The book imagines what happened to Richie Cunningham (who now goes by Richard) and the rest of the gang twenty years after the show left off. Only this time ’round, instead of a world of drive-in movie theaters and soda shops, readers are drawn into a gritty 1980s noir as Richard tries to uncover the truth about the mysterious death of Arthur Fonzarelli.
It’s October 1984, and Cunningham is having a really bad day. Having achieved some early success as a screenwriter in Hollywood, the now forty-something Richard hasn’t written a script anyone wants to buy in years.
Later that same day he gets a phone call with even worse news. His best friend from childhood back in Milwaukee, back when everyone called him Richie, is dead. Arthur Fonzarelli. The Fonz.
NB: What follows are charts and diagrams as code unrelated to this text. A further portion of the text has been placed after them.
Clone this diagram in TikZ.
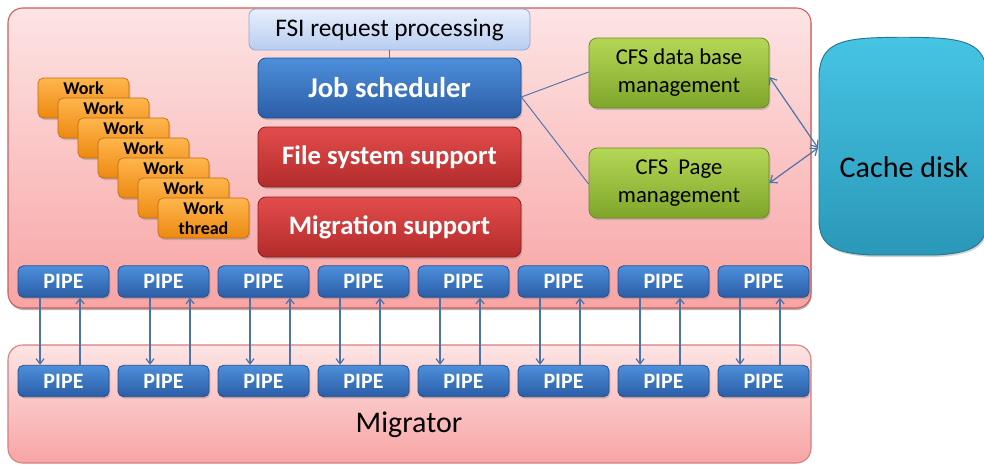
\documentclass[tikz,border=0pt]{standalone}
\usepackage{fontspec}
\setmainfont{Carlito}
\usetikzlibrary{arrows.meta,shadows}
\definecolor{contTop}{HTML}{FDE4E4}
\definecolor{contBot}{HTML}{F8A4A4}
\definecolor{contDraw}{HTML}{CC5E5E}
\definecolor{blueTop}{HTML}{4D8FDB}
\definecolor{blueBot}{HTML}{2B5DA6}
\definecolor{blueDraw}{HTML}{23508C}
\definecolor{redTop}{HTML}{E44C4C}
\definecolor{redBot}{HTML}{B22B2B}
\definecolor{redDraw}{HTML}{8C2020}
\definecolor{greenTop}{HTML}{B6D756}
\definecolor{greenBot}{HTML}{7EA52A}
\definecolor{greenDraw}{HTML}{6A8C22}
\definecolor{oraTop}{HTML}{FFB64C}
\definecolor{oraBot}{HTML}{EC8912}
\definecolor{oraDraw}{HTML}{BF6C0E}
\definecolor{fsiTop}{HTML}{E8EFFC}
\definecolor{fsiBot}{HTML}{B8CDF0}
\definecolor{fsiDraw}{HTML}{8EA8D5}
\definecolor{cacheTop}{HTML}{46C4E4}
\definecolor{cacheBot}{HTML}{2A98B8}
\definecolor{cacheDraw}{HTML}{25788F}
\definecolor{linec}{HTML}{4A74AA}
\tikzset{
  shad/.style={drop shadow={shadow xshift=1pt,shadow yshift=-1.5pt,opacity=0.35}},
  container/.style={rectangle,rounded corners=11pt,top color=contTop,bottom color=contBot,draw=contDraw,line width=0.8pt,inner sep=0pt},
  bluebox/.style={rectangle,rounded corners=6pt,top color=blueTop,bottom color=blueBot,draw=blueDraw,line width=0.6pt,text=white,shad,inner sep=0pt},
  redbox/.style={rectangle,rounded corners=6pt,top color=redTop,bottom color=redBot,draw=redDraw,line width=0.6pt,text=white,shad,inner sep=0pt,font=\fontsize{20}{24}\selectfont\bfseries,minimum width=197.25pt,minimum height=45pt},
  greenbox/.style={rectangle,rounded corners=6pt,top color=greenTop,bottom color=greenBot,draw=greenDraw,line width=0.6pt,text=black,shad,inner sep=0pt,align=center,font=\fontsize{17}{21}\selectfont,minimum width=135pt,minimum height=52.5pt},
  workbox/.style={rectangle,rounded corners=4pt,top color=oraTop,bottom color=oraBot,draw=oraDraw,line width=0.5pt,text=black,shad,inner sep=0pt,align=center,font=\fontsize{13.5}{15}\selectfont\bfseries,minimum width=68.25pt,minimum height=30pt},
  pipebox/.style={bluebox,rounded corners=4pt,font=\fontsize{16.5}{19}\selectfont\bfseries,minimum width=68.25pt,minimum height=23.5pt},
  conn/.style={draw=linec,line width=0.7pt},
  arr/.style={draw=linec,line width=0.9pt,-{Straight Barb[length=4pt,width=6pt]}},
  darr/.style={draw=linec,line width=0.9pt,{Straight Barb[length=4.5pt,width=7pt]}-{Straight Barb[length=4.5pt,width=7pt]}},
}
\begin{document}
\begin{tikzpicture}[x=0.75pt,y=-0.75pt]
\useasboundingbox (0,0) rectangle (984,465);
\fill[white] (0,0) rectangle (984,465);
% containers
\node[container,minimum width=602.25pt,minimum height=225pt,drop shadow={shadow xshift=0.5pt,shadow yshift=-1.5pt,opacity=0.6}] (upper) at (409.5,158) {};
\node[container,minimum width=602.25pt,minimum height=88.5pt,draw=contDraw!80] (lower) at (409.5,404) {};
\node[font=\fontsize{22.5}{26}\selectfont] (migr) at (409,425) {Migrator};
% FSI and central stack
\node[rectangle,rounded corners=5pt,top color=fsiTop,bottom color=fsiBot,draw=fsiDraw,line width=0.6pt,inner sep=0pt,minimum width=210.75pt,minimum height=30.75pt,font=\fontsize{19}{22}\selectfont] (fsi) at (389.5,29.5) {FSI request processing};
\node[bluebox,minimum width=197.25pt,minimum height=45pt,font=\fontsize{21.5}{26}\selectfont\bfseries] (js) at (389.5,88) {Job scheduler};
\node[redbox] (fs) at (389.5,157) {File system support};
\node[redbox] (ms) at (389.5,227) {Migration support};
\draw[conn] (fsi.south) -- (js.north);
% CFS boxes
\node[greenbox] (db) at (679,73) {CFS data base\\management};
\node[greenbox] (pg) at (679,183) {CFS~ Page\\management};
\coordinate (jsr) at ([yshift=-6.75pt]js.east);
\draw[conn] (jsr) -- ([yshift=0.75pt]db.west);
\draw[conn] (jsr) -- ([yshift=-0.75pt]pg.west);
% cache disk
\path[top color=cacheTop,bottom color=cacheBot,draw=cacheDraw,line width=0.7pt,drop shadow={shadow xshift=1pt,shadow yshift=-1.5pt,opacity=0.35}]
  (819,78) .. controls (819,48) and (835,40) .. (870,38) .. controls (890,37) and (916,37) .. (936,38) .. controls (971,40) and (987,48) .. (987,78)
  -- (987,220) .. controls (987,246) and (971,253) .. (936,255) -- (870,255) .. controls (835,253) and (819,246) .. (819,220) -- cycle;
\node[font=\fontsize{22.5}{26}\selectfont] (cache) at (904,167) {Cache disk};
\coordinate (cd) at (818,148);
\draw[darr] ([yshift=-3pt]db.east) -- (cd);
\draw[darr] (cd) -- ([yshift=0pt]pg.east);
% work threads
\foreach \i in {0,...,5} {
  \node[workbox] (w\i) at ({83.5+20*\i},{98+20*\i}) {Work\\\phantom{thread}};
}
\node[workbox] (w6) at (203.5,218) {Work\\thread};
% pipes
\foreach \i in {1,...,8} {
  \node[pipebox] (u\i) at ({63.5+100*(\i-1)},281.5) {PIPE};
  \node[pipebox] (l\i) at ({63.5+100*(\i-1)},381) {PIPE};
}
\foreach \i/\d/\u in {1/-17.6/12.4,2/-10.1/19.9,3/-10.1/19.9,4/-17.6/12.4,5/-17.6/12.4,6/-17.6/12.4,7/-17.6/12.4,8/-17.6/12.4} {
  \draw[arr] ([xshift=\d pt]u\i.south) -- ([xshift=\d pt]l\i.north);
  \draw[arr] ([xshift=\u pt]l\i.north) -- ([xshift=\u pt]u\i.south);
}
\end{tikzpicture}
\end{document}
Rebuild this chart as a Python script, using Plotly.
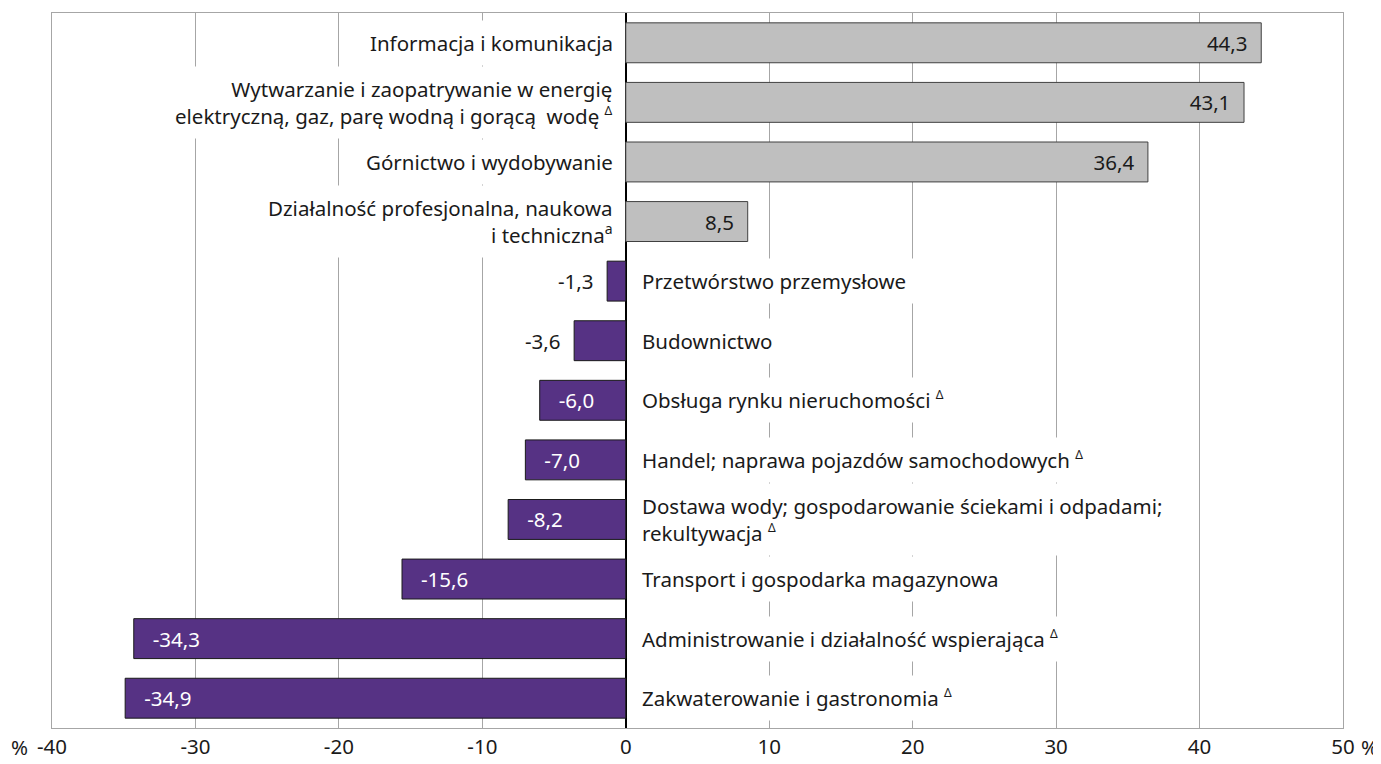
import plotly.graph_objects as go

D = '<sup><span style="font-size:12px">Δ</span></sup>'
A = '<sup><span style="font-size:14px">a</span></sup>'
categories = [
    "Informacja i komunikacja",
    "Wytwarzanie i zaopatrywanie w energię<br>elektryczną, gaz, parę wodną i gorącą  wodę " + D,
    "Górnictwo i wydobywanie",
    "Działalność profesjonalna, naukowa<br>i techniczna" + A,
    "Przetwórstwo przemysłowe",
    "Budownictwo",
    "Obsługa rynku nieruchomości " + D,
    "Handel; naprawa pojazdów samochodowych " + D,
    "Dostawa wody; gospodarowanie ściekami i odpadami;<br>rekultywacja " + D,
    "Transport i gospodarka magazynowa",
    "Administrowanie i działalność wspierająca " + D,
    "Zakwaterowanie i gastronomia " + D,
]
values = [44.3, 43.1, 36.4, 8.5, -1.3, -3.6, -6.0, -7.0, -8.2, -15.6, -34.3, -34.9]
tick_vals = [-40, -30, -20, -10, 0, 10, 20, 30, 40, 50]
tick_text = ["-40", "-30", "-20", "-10", "0", "10", "20", "30", "40", "50"]

FONT = "Noto Sans, Open Sans, sans-serif"
FS = 20.5
GRAY = "#BFBFBF"
PURPLE = "#563284"
NB = "\u00a0"

colors, lines, texts, positions, tcolors = [], [], [], [], []
for v in values:
    s = f"{v:.1f}".replace(".", ",")
    if v >= 0:
        colors.append(GRAY); lines.append("#404040")
        texts.append(s + NB * 2); positions.append("inside"); tcolors.append("#1a1a1a")
    elif abs(v) < 5:
        colors.append(PURPLE); lines.append("#1a1a1a")
        texts.append(s + NB * 2); positions.append("outside"); tcolors.append("#1a1a1a")
    else:
        colors.append(PURPLE); lines.append("#1a1a1a")
        texts.append(NB * 3 + s); positions.append("inside"); tcolors.append("white")

fig = go.Figure(go.Bar(
    x=values, y=categories, orientation="h",
    marker=dict(color=colors, line=dict(color=lines, width=1)),
    text=texts, textposition=positions, insidetextanchor="end",
    textfont=dict(family=FONT, size=FS, color=tcolors),
    constraintext="none", cliponaxis=False, hoverinfo="skip",
))

annotations = []
for c, v in zip(categories, values):
    if v >= 0:
        annotations.append(dict(x=0, y=c, xref="x", yref="y", text=c, showarrow=False,
                                xanchor="right", align="right", xshift=-4,
                                bgcolor="white", borderpad=8,
                                font=dict(family=FONT, size=FS, color="#1a1a1a")))
    else:
        annotations.append(dict(x=0, y=c, xref="x", yref="y", text=c, showarrow=False,
                                xanchor="left", align="left", xshift=7,
                                bgcolor="white", borderpad=8,
                                font=dict(family=FONT, size=FS, color="#1a1a1a")))

annotations.append(dict(x=0, y=0, xref="paper", yref="paper", text="%", showarrow=False,
                        xanchor="right", yanchor="middle", xshift=-22, yshift=-19,
                        font=dict(family=FONT, size=FS, color="#1a1a1a")))
annotations.append(dict(x=1, y=0, xref="paper", yref="paper", text="%", showarrow=False,
                        xanchor="left", yanchor="middle", xshift=16, yshift=-19,
                        font=dict(family=FONT, size=FS, color="#1a1a1a")))

fig.update_layout(
    width=1373, height=756,
    margin=dict(l=44, r=38, t=4, b=35),
    paper_bgcolor="white", plot_bgcolor="white",
    showlegend=False, bargap=0.33,
    annotations=annotations,
    font=dict(family=FONT, size=FS, color="#1a1a1a"),
    xaxis=dict(range=[-40, 50], tickvals=tick_vals, ticktext=tick_text,
               showgrid=True, gridcolor="#A6A6A6", gridwidth=1,
               zeroline=True, zerolinecolor="black", zerolinewidth=2,
               showline=True, linecolor="#A6A6A6", linewidth=1, mirror=True,
               ticks="", tickfont=dict(family=FONT, size=FS, color="#1a1a1a"),
               fixedrange=True),
    yaxis=dict(categoryorder="array", categoryarray=categories, autorange="reversed",
               showticklabels=False, showgrid=False, ticks="",
               showline=True, linecolor="#A6A6A6", linewidth=1, mirror=True,
               fixedrange=True),
)

fig.write_html("out.html")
Lost control of his motorcycle while crossing a bridge and plummeted into the water below. Two days of searching and still no body, no trace of his trademark leather jacket.
Richard flies back for the memorial service, only to discover that Fonzie’s death was no accident—it was murder. With the help of his old pals Ralph Malph and Potsie Weber, he sets out to catch the killer. Who it turns out to be is shocking. So is the story’s final twist.
When Richard travels back to his Wisconsin hometown for the memorial, he quickly finds himself drawn into a mystery surrounding his late friend—whose death may not have been an accident after all. In a time when reboots are all the rage, the fast-paced and nostalgic Who Killed the Fonz? is an ingenious twist on a beloved classic.
Who Killed The Fonz? imagines what happened to the characters of the legendary TV series Happy Days twenty years after the show left off. And while much has changed in the interim—goodbye drive-in movie theaters, hello VCRs—the story centers around the same timeless themes as the show: the meaning of family. The significance of friendship. The importance of community.
Author James Boice captures the bighearted charm of the original Happy Days, while expertly weaving in darker elements and more serious themes, like the challenge of staying connected to one’s roots and what happens when you leave home behind.